Architecture at a Glance¶
flowchart LR
A[Raw Data<br>CSV/JSON] --> B[Phase 1<br>Data Loading]
B --> C[Phase 1.5<br>Content Enrichment]
C --> D[Phase 2<br>Concept Extraction]
D --> E[Phase 3+4<br>Graph Construction]
E --> F[Phase 5<br>Visualization]
E --> G[Phase 6<br>Insight Analysis]
style A fill:#f9f,stroke:#333
style E fill:#bbf,stroke:#333
style F fill:#bfb,stroke:#333
style G fill:#bfb,stroke:#333
Project Structure¶
nobel/
├── main.py # Pipeline entry point
├── config/
│ └── settings.yaml # Project configuration
├── src/
│ ├── data_loader.py # Phase 1: Data loading & cleaning
│ ├── content_enricher.py # Phase 1.5: Content enrichment
│ ├── openalex_enricher.py# Phase 2a: OpenAlex concept enrichment
│ ├── concept_extractor.py# Phase 2b: LLM concept extraction
│ ├── graph_builder.py # Phase 3+4: Knowledge graph construction
│ ├── visualize.py # Phase 5: Interactive visualization
│ └── insight_analyzer.py # Phase 6: Insight analysis & reporting
├── data/ # Source data (CSV + JSON)
├── output/ # Generated outputs
│ ├── clean_data/ # Cleaned Parquet files
│ ├── concepts/ # Extracted concepts
│ ├── graph/ # Knowledge graph (JSON/GraphML)

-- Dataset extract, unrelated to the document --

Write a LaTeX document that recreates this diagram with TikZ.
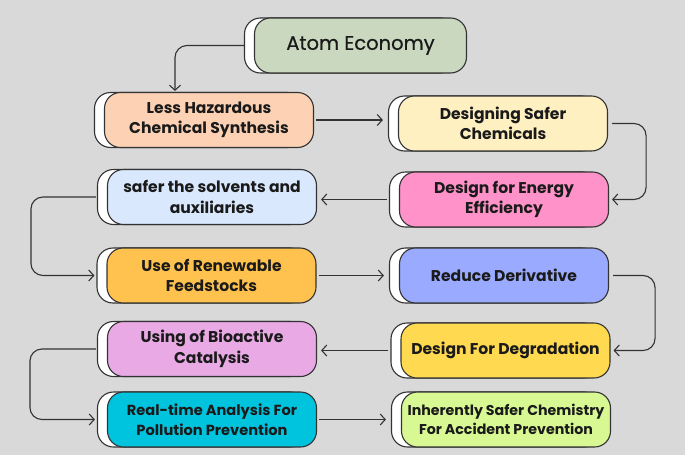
\documentclass[tikz,border=0pt]{standalone}
\usepackage{fontspec}
\setmainfont{Poppins}
\usetikzlibrary{arrows.meta,shadows,calc}
\definecolor{bgc}{HTML}{D9D9D9}
\definecolor{lnc}{HTML}{333333}
\definecolor{txc}{HTML}{1A1A1A}
\definecolor{cAtom}{HTML}{C9D8BF}
\definecolor{cLess}{HTML}{FDD2B4}
\definecolor{cSafer}{HTML}{FFF0C2}
\definecolor{cEnergy}{HTML}{FF92C9}
\definecolor{cSolv}{HTML}{D9E8FC}
\definecolor{cRenew}{HTML}{FFC24E}
\definecolor{cReduce}{HTML}{99AAFF}
\definecolor{cDegr}{HTML}{FFD94F}
\definecolor{cBio}{HTML}{E8A9E5}
\definecolor{cReal}{HTML}{00C3DE}
\definecolor{cInh}{HTML}{D7F893}
\tikzset{
  card/.style={draw=lnc, line width=1.1pt, rounded corners=16pt,
    minimum height=55pt, minimum width=209pt, align=center, text=txc,
    font=\bfseries\fontsize{15.6}{20.5}\selectfont, inner sep=1pt,
    copy shadow={shadow xshift=-10pt, shadow yshift=0pt, fill=white, draw=lnc, line width=1.1pt}},
  conn/.style={draw=lnc, line width=1.1pt, rounded corners=12pt,
    -{Straight Barb[length=5pt,width=11pt,line width=1.1pt]}}
}
\begin{document}
\begin{tikzpicture}[x=1pt,y=-1pt]
\fill[bgc] (0,0) rectangle (685,455);
\useasboundingbox (0,0) rectangle (685,455);
\node[card, fill=cAtom, minimum width=212pt, font=\fontsize{19.5}{22}\selectfont\addfontfeatures{FakeBold=0.6}] (atom) at (360.5,45.5) {Atom Economy};
\node[card, fill=cLess] (less) at (209,120) {Less Hazardous\\Chemical Synthesis};
\node[card, fill=cSafer] (safer) at (503,123.5) {Designing Safer\\Chemicals};
\node[card, fill=cEnergy] (energy) at (504,199.5) {Design for Energy\\Efficiency};
\node[card, fill=cSolv] (solv) at (212,197) {safer the solvents and\\auxiliaries};
\node[card, fill=cRenew] (renew) at (211.5,275.5) {Use of Renewable\\Feedstocks};
\node[card, fill=cReduce] (reduce) at (504,275.5) {Reduce Derivative};
\node[card, fill=cDegr] (degr) at (505.5,350.5) {Design For Degradation};
\node[card, fill=cBio] (bio) at (212,349) {Using of Bioactive\\Catalysis};
\node[card, fill=cReal, font=\bfseries\fontsize{14.6}{20.5}\selectfont] (real) at (212,419.5) {Real-time Analysis For\\Pollution Prevention};
\node[card, fill=cInh, font=\bfseries\fontsize{14.2}{19.5}\selectfont] (inh) at (506,419.5) {Inherently Safer Chemistry\\For Accident Prevention};
% connectors
\draw[conn] ([xshift=-10pt]atom.west) -| ($(less.north)+(-34,-1)$);
\draw[conn] ([xshift=2pt]less.east) -- ($(less.east -| safer.west)+(-15,0)$);
\draw[conn] ([xshift=4pt]safer.east) -- ++(34,0) |- ([xshift=3pt]energy.east);
\draw[conn] ([xshift=-12pt]energy.west) -- ($(energy.west -| solv.east)+(4,0)$);
\draw[conn] ([xshift=-11pt]solv.west) -- ++(-65,0) |- ([xshift=-12pt]renew.west);
\draw[conn] ([xshift=2pt]renew.east) -- ($(renew.east -| reduce.west)+(-15,0)$);
\draw[conn] ([xshift=4pt]reduce.east) -- ++(42,0) |- ([xshift=3pt]degr.east);
\draw[conn] ([xshift=-12pt]degr.west) -- ($(degr.west -| bio.east)+(4,0)$);
\draw[conn] ([xshift=-11pt]bio.west) -- ++(-66,0) |- ([xshift=-12pt]real.west);
\draw[conn] ([xshift=2pt]real.east) -- ($(real.east -| inh.west)+(-15,0)$);
\end{tikzpicture}
\end{document}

│ ├── viz/ # HTML visualizations
│ └── reports/ # Analysis reports
└── docs/ # This documentation
Documentation Map¶
| Section | Description |
|---|---|
| Getting Started | Installation, prerequisites, and first run |
| Architecture | System design and data flow |
| Configuration | Detailed configuration reference |
| Pipeline | Step-by-step pipeline documentation |
| API Reference | Module-level function documentation |
| Data | Data sources and knowledge graph schema |
| Contributing | How to contribute to this project |
License¶
This project is for research and educational purposes.